Processor - Dynamo component that handles request preprocessing, tokenization, and routing decisions.

Profiler - Dynamo component that analyzes model performance to determine optimal engine configurations, including disagg/agg, parallelization mapping (TP, TEP, DEP), and other engine knobs (batch size, max num tokens), feeding the Planner for SLA-driven autoscaling.

R

RadixAttention - Technique from SGLang that uses a prefix tree structure for efficient KV cache matching, insertion, and eviction.

RDMA (Remote Direct Memory Access) - Technology that allows direct memory access between distributed systems, used for efficient KV cache transfers.

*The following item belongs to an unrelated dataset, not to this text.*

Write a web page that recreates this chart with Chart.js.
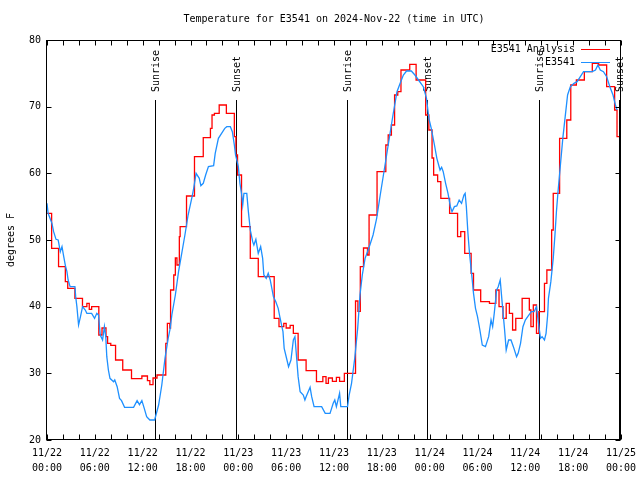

Request Plane - The transport layer that transmits RPCs between components (frontend-to-worker or router-to-router) utilizing one of these protocols: TCP, HTTP, or NATS.

S

SGLang - Fast LLM inference framework with native embedding support and RadixAttention.

Speculative Decoding - An optimization where a draft model proposes tokens for parallel verification by the main model; reduces latency (for example, vLLM with Eagle).

T

Tensor Parallelism (TP) - Model parallelism technique where model weights are distributed across multiple GPUs.

TensorRT-LLM - NVIDIA’s optimized LLM inference engine with multinode MPI distributed support.

Time-To-First-Token (TTFT) - The latency from receiving a request to generating the first output token.

Topology-Aware KV Transfer - Dynamo routing behavior that constrains or biases decode worker selection toward workers sharing the selected prefill worker’s topology domain.

Topology Domain - A logical level in the cluster topology, such as zone or rack. For topology-aware KV transfer, workers publish domain values in ModelRuntimeConfig.topology_domains.

Topology Taint - A canonical worker taint generated from topology metadata in the form dynamo.topology/<domain>=<value>. The router uses these taints through normal RoutingConstraints.

V

vLLM - High-throughput LLM serving engine with distributed tensor/pipeline parallelism and PagedAttention.

W

Wide Expert Parallelism (WideEP) - Mixture-of-Experts deployment strategy that spreads experts across many GPUs (e.g., 64-way EP) so each GPU hosts only a few experts.

X

xPyD (x Prefill y Decode) - Dynamo notation describing disaggregated serving configurations where x prefill workers serve y decode workers. Dynamo supports runtime-reconfigurable xPyD.